Unter uns gestanden: der Arbeitsalltag in unserem kleinen Museumsteam wurde durch die Social-Media-Kampagne bunter und spannender. Zum Beispiel erwarteten wir die Einladungsflyer sehnsüchtigst. Endlich im Kunstraum eingetroffen, konnten wir diesen Moment und die Vorfreude teilen. Die Social Media Kanäle zu bespielen animiert uns immer wieder aufs Neue uns intensiv mit den Kunstwerken und den Ideen der Künstler auseinanderzusetzen.
Über facebook oder pinterest lassen sich ganz wunderbare Bezüge zwischen der Sammlung, den jungen Künstlern und deren Künstlerprofessoren aufzeigen. Über animierte Gifs zu den Künstlern und deren konzeptuelle Werkhintergründe werden wiederum Inhalte vermittelt.

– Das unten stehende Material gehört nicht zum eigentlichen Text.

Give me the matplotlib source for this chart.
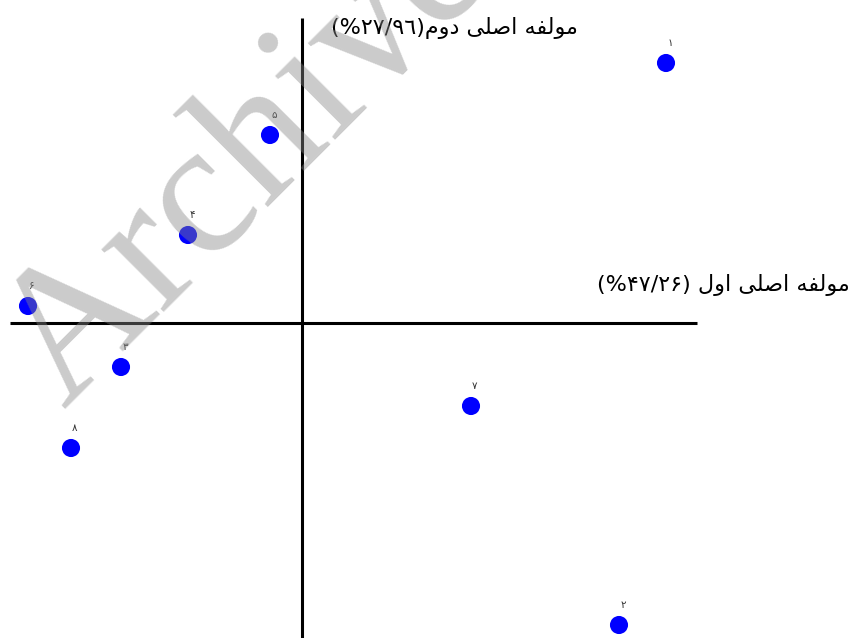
import matplotlib
matplotlib.use('Agg')
import matplotlib.pyplot as plt

# امتیاز هر نمونه روی دو مولفه اصلی (واحد دلخواه)
labels = ['۱', '۲', '۳', '۴', '۵', '۶', '۷', '۸']
pc1 = [3.64, 3.17, -1.81, -1.14, -0.32, -2.74, 1.69, -2.31]
pc2 = [2.60, -3.02, -0.44, 0.88, 1.88, 0.17, -0.83, -1.25]

pc1_title = 'مولفه اصلی اول'
pc1_share = '(%۴۷/۲۶)'
pc2_title = 'مولفه اصلی دوم'
pc2_share = '(%۲۷/٩٦)'

# اشکال حروف (منفرد، پایانی، آغازی، میانی)
FORMS = {
    'ا': ('\uFE8D', '\uFE8E', None, None),
    'د': ('\uFEA9', '\uFEAA', None, None),
    'و': ('\uFEED', '\uFEEE', None, None),
    'ل': ('\uFEDD', '\uFEDE', '\uFEDF', '\uFEE0'),
    'م': ('\uFEE1', '\uFEE2', '\uFEE3', '\uFEE4'),
    'ف': ('\uFED1', '\uFED2', '\uFED3', '\uFED4'),
    'ه': ('\uFEE9', '\uFEEA', '\uFEEB', '\uFEEC'),
    'ص': ('\uFEB9', '\uFEBA', '\uFEBB', '\uFEBC'),
    'ی': ('\uFBFC', '\uFBFD', '\uFBFE', '\uFBFF'),
}


def joins_left(ch):
    return ch in FORMS and FORMS[ch][2] is not None


def shape_word(word):
    out = []
    for i, ch in enumerate(word):
        if ch not in FORMS:
            out.append(ch)
            continue
        prev_join = i > 0 and joins_left(word[i - 1])
        next_join = joins_left(ch) and i + 1 < len(word) and word[i + 1] in FORMS
        iso, fin, ini, med = FORMS[ch]
        if prev_join and next_join:
            out.append(med)
        elif prev_join:
            out.append(fin)
        elif next_join:
            out.append(ini)
        else:
            out.append(iso)
    return ''.join(out)[::-1]


def rtl(text):
    # matplotlib متن راست به چپ را خودش چیدمان نمی کند
    return ' '.join(shape_word(w) for w in text.split(' ')[::-1])


W, H = 850, 638
fig = plt.figure(figsize=(W / 100, H / 100), dpi=100)
ax = fig.add_axes([0, 0, 1, 1])
ax.set_xlim(-3.02, 5.48)
ax.set_ylim(-3.15, 3.23)
ax.axis('off')

# محورهای مختصات
ax.plot([-2.92, 3.95], [0, 0], color='black', lw=2.2, zorder=1, solid_capstyle='butt')
ax.plot([0, 0], [-3.2, 3.05], color='black', lw=2.2, zorder=1, solid_capstyle='butt')

ax.scatter(pc1, pc2, s=170, color='#0000ff', edgecolors='none', zorder=2)
for x, y, lab in zip(pc1, pc2, labels):
    ax.annotate(lab, (x, y), xytext=(2.9, 14.4), textcoords='offset points',
                ha='center', va='center', fontsize=7.5, color='#333333',
                family=['DejaVu Sans'], zorder=5)

ax.text(2.76, 2.95, pc2_share + rtl(pc2_title), ha='right', va='center',
        fontsize=16, family=['DejaVu Sans'], zorder=5)
ax.text(5.48, 0.38, pc1_share + ' ' + rtl(pc1_title), ha='right', va='center',
        fontsize=16, family=['DejaVu Sans'], zorder=5)

# واترمارک
fig.text(64 / W, 1 - 410 / H, 'Archive', fontsize=137, family='Liberation Serif',
         color='#878787', alpha=0.43, rotation=45, rotation_mode='anchor',
         ha='left', va='baseline', zorder=3)

fig.savefig('out.png', dpi=100)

Zudem haben wir als Pendant zu einem Ausstellungskatalog mit der Microsite www.allerbeste-aussichten.de eine wunderbare Möglichkeit Konzept und Künstlerinfos zu verbreiten, eingerichtet. Künftig werden dort auch Künstlerinterviews und Teaser –Videos zu finden sein.

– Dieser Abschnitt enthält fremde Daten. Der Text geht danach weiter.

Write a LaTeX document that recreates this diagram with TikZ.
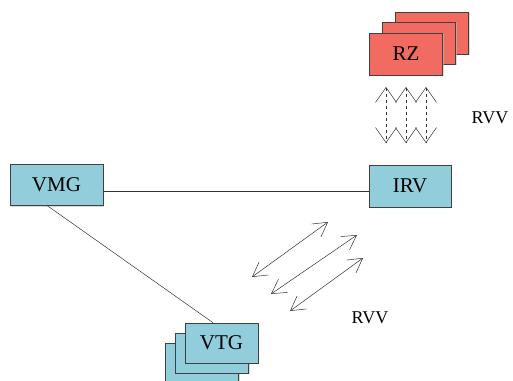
\documentclass[tikz,border=0pt]{standalone}
\usepackage{fontspec}
\setmainfont{Liberation Serif}
\usetikzlibrary{arrows.meta,shadows}
\definecolor{boxblue}{HTML}{92CDDC}
\definecolor{boxred}{HTML}{F26B60}
\tikzset{
  bluebox/.style={draw=black!75, fill=boxblue, line width=0.6pt, minimum width=#1, minimum height=41pt, inner sep=0pt,
     font=\fontsize{21}{24}\selectfont, drop shadow={shadow xshift=1.2pt, shadow yshift=-1.2pt, fill=black!25, opacity=0.6}},
  bluebox/.default=93pt,
  redbox/.style={draw=black!75, fill=boxred, line width=0.6pt, minimum width=73pt, minimum height=42pt, inner sep=0pt,
     font=\fontsize{21}{24}\selectfont, drop shadow={shadow xshift=1.2pt, shadow yshift=-1.2pt, fill=black!25, opacity=0.6}},
  lbl/.style={font=\fontsize{18}{21}\selectfont, inner sep=0pt},
  link/.style={draw=black!80, line width=0.5pt},
  zig/.style={draw=black!80, line width=0.5pt, dashed, {Straight Barb[length=15pt,width=21pt]}-{Straight Barb[length=15pt,width=21pt]}},
  diag/.style={draw=black!80, line width=0.5pt, {Straight Barb[length=14pt,width=16pt]}-{Straight Barb[length=14pt,width=16pt]}},
}
\begin{document}
\begin{tikzpicture}[x=1pt,y=-1pt]
\useasboundingbox (0,0) rectangle (513,380);
\begin{scope}
\clip (0,0) rectangle (513,380);
% RZ stack
\node[redbox] (rz3) at (432,33) {};
\node[redbox] (rz2) at (419,43) {};
\node[redbox] (rz) at (406,54) {RZ};
% VTG stack
\node[bluebox=73pt, minimum height=40pt] (vtg3) at (202,363) {};
\node[bluebox=73pt, minimum height=40pt] (vtg2) at (212,353) {};
\node[bluebox=73pt, minimum height=40pt] (vtg) at (221.5,343) {VTG};
% main boxes
\node[bluebox=93pt] (vmg) at (56.5,185) {VMG};
\node[bluebox=82pt, minimum height=42pt] (irv) at (410,186) {IRV};
\end{scope}
% labels
\node[lbl] (rvv1) at (490,118) {RVV};
\node[lbl] (rvv2) at (370,318) {RVV};
% connectors
\draw[link] (vmg.east |- 0,191) -- (irv.west |- 0,191);
\coordinate (vb) at (47,205.5);
\draw[link] (vb) -- (vtg.north west -| 213,0);
% vertical dashed double arrows
\coordinate (z1a) at (386,87); \coordinate (z1b) at (386,143);
\coordinate (z2a) at (406,87); \coordinate (z2b) at (406,143);
\coordinate (z3a) at (426,87); \coordinate (z3b) at (426,143);
\draw[zig] (z1a) -- (z1b);
\draw[zig] (z2a) -- (z2b);
\draw[zig] (z3a) -- (z3b);
% diagonal double arrows
\coordinate (d1a) at (252,277); \coordinate (d1b) at (328,222);
\coordinate (d2a) at (271,294); \coordinate (d2b) at (357,235);
\coordinate (d3a) at (290,311); \coordinate (d3b) at (363,258);
\draw[diag] (d1a) -- (d1b);
\draw[diag] (d2a) -- (d2b);
\draw[diag] (d3a) -- (d3b);
\end{tikzpicture}
\end{document}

Allerbeste Aussichten – und nun? Ergebnisse?
Nach vier Wochen wagen wir eine Bestandsaufnahme: die Künstler sind happy, die Besucher sind es auch, Galeristen suchen bei uns nach jungen Talenten und online stimmt die Resonanz auch. Was will man mehr?
Ende gut, alles gut!
Zusätzlich: Wir sind von der spannenden und erfrischenden Arbeit mit den jungen Künstlern sogar so angetan, dass aus der Ausstellung „Allerbeste Aussichten“ vermutlich eine Reihe wird. Wir freuen uns also auf die kommenden Jahre. Auf die Frage „was die Kunst mach?“ können wir nur antworten. Allerbeste Aussichten!

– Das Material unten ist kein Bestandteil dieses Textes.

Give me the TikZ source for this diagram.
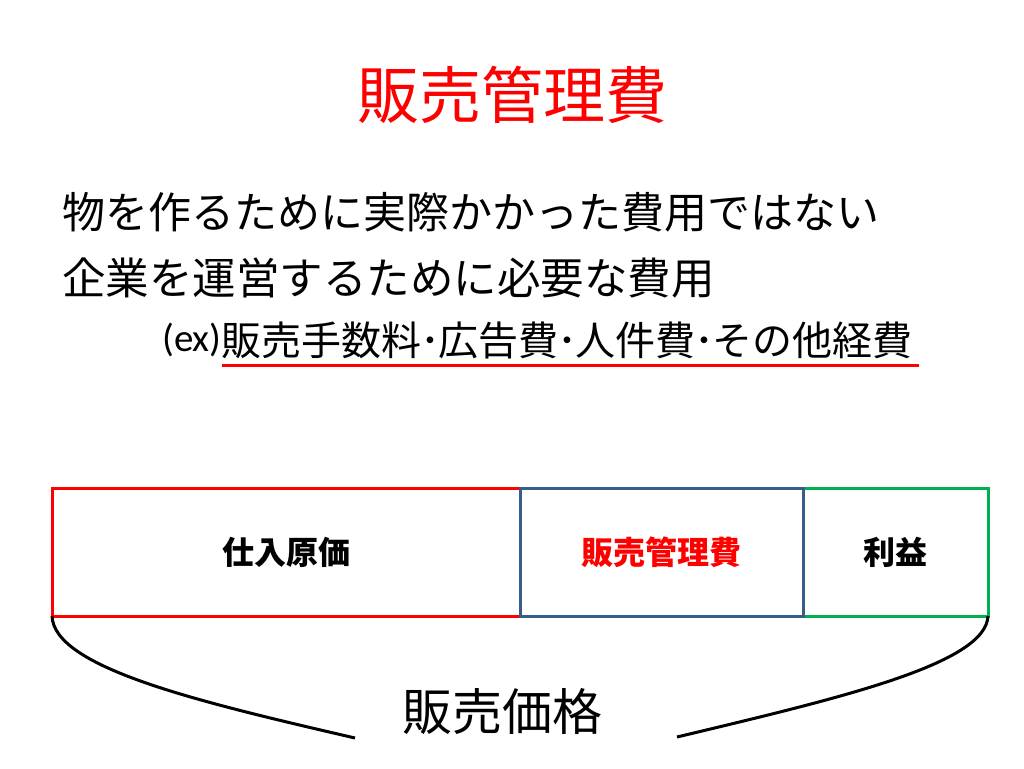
\documentclass[tikz,border=0pt]{standalone}
\usepackage{fontspec}
\setmainfont{Noto Sans CJK JP}
\newfontfamily\latinfont{Carlito}
\usepackage{xcolor}
\usepackage{tikz}
\usetikzlibrary{positioning}

\definecolor{boxred}{HTML}{FF0000}
\definecolor{boxblue}{HTML}{385D8A}
\definecolor{boxgreen}{HTML}{00B050}
\newcommand{\middot}{\makebox[17pt]{･}}

\begin{document}
\begin{tikzpicture}[
x=1pt, y=-1pt,
costbox/.style={
rectangle,
line width=3pt,
minimum height=128pt,
inner sep=0pt,
outer sep=0pt,
font=\fontsize{32}{36}\selectfont\bfseries
},
textline/.style={
anchor=west,
inner sep=0pt,
font=\fontsize{43}{48}\selectfont
},
brace/.style={
line width=3pt,
black
}
]
\useasboundingbox[fill=white] (0,0) rectangle (1024,768);

\node[text=boxred, font=\fontsize{62}{68}\selectfont] (title) at (512,95) {販売管理費};

\node[textline] (line1) at (62,212) {物を作るために実際かかった費用ではない};
\node[textline, font=\fontsize{43.5}{48}\selectfont] (line2) at (62,278) {企業を運営するために必要な費用};
\node[textline, font=\fontsize{39}{44}\latinfont] (ex) at (162,340) {(ex)};
\node[textline, font=\fontsize{40}{44}\selectfont, right=0pt of ex] (items) {販売手数料\middot 広告費\middot 人件費\middot その他経費};
\draw[boxred, line width=3pt] ([yshift=-7pt]items.south west) -- ([xshift=6pt,yshift=-7pt]items.south east);

% price breakdown
\node[costbox, draw=boxred, minimum width=468pt, anchor=north west] (shiire) at (52,488) {仕入原価};
\node[costbox, draw=boxgreen, minimum width=185pt, anchor=north east] (rieki) at (988,488) {利益};
\node[costbox, draw=boxblue, text=boxred, minimum width=283pt, right=0pt of shiire] (hankan) {販売管理費};

\node[font=\fontsize{50}{56}\selectfont] (price) at (502,712) {販売価格};
\coordinate (braceL) at (355,738);
\coordinate (braceR) at (677,737);

\draw[brace] (shiire.south west) .. controls (54,668) and (200,702) .. (braceL);
\draw[brace] (rieki.south east) .. controls (986,664) and (840,698) .. (braceR);

\end{tikzpicture}
\end{document}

Autorin: Eveline Weber M.A.
Wissenschaftliche Mitarbeiterin bei Kunstraum Alexander Bürkle, Freiburg
Fakten zum Kunstraum Alexander Bürkle
Programm vor Ort
25.7.2016, 19 Uhr: Instawalk #raumsicht
22.8.2016, 19 Uhr: Öffentliche Führung
12.9.2016, 19 Uhr: Kunstgespräch „Generation Gegenwart?“, Dave Bopp, Sandra Havlicek und Ben Öztat im Gespräch mit Dr. Julia Galandi-Pascual
18.9.2016, 11.30 Uhr: Öffentliche Führung
Informationen
Kunstraum Alexander Bürkle
Robert-Bunsen-Str. 5
79108 Freiburg
Telefon: +49 (0) 761 5106 606
Fax: +49 (0) 761 5106 609
E-Mail: kunstraum@alexander-buerkle.de
Öffnungszeiten
Di-Fr 11-17 Uhr
Sonn- und Feiertage 11-17 Uhr
Eintritt immer frei.
Links
http://allerbeste-aussichten.de/
http://kunstraum-alexander-buerkle.de/
https://www.facebook.com/kunstraum.alexander.buerkle/
https://www.instagram.com/kunstraumalexanderbuerkle/
Nun, wie gefiel dir dieser Blick hinter die Kulissen einer Ausstellung? Mich freut der vielfache Mut der Macher von „Beste Aussichten“: Mut pro junge Künstler, Mut pro Social Media mit InstaWalk #raumsicht am 25.7.16. Werde letzteres aus der Ferne verfolgen.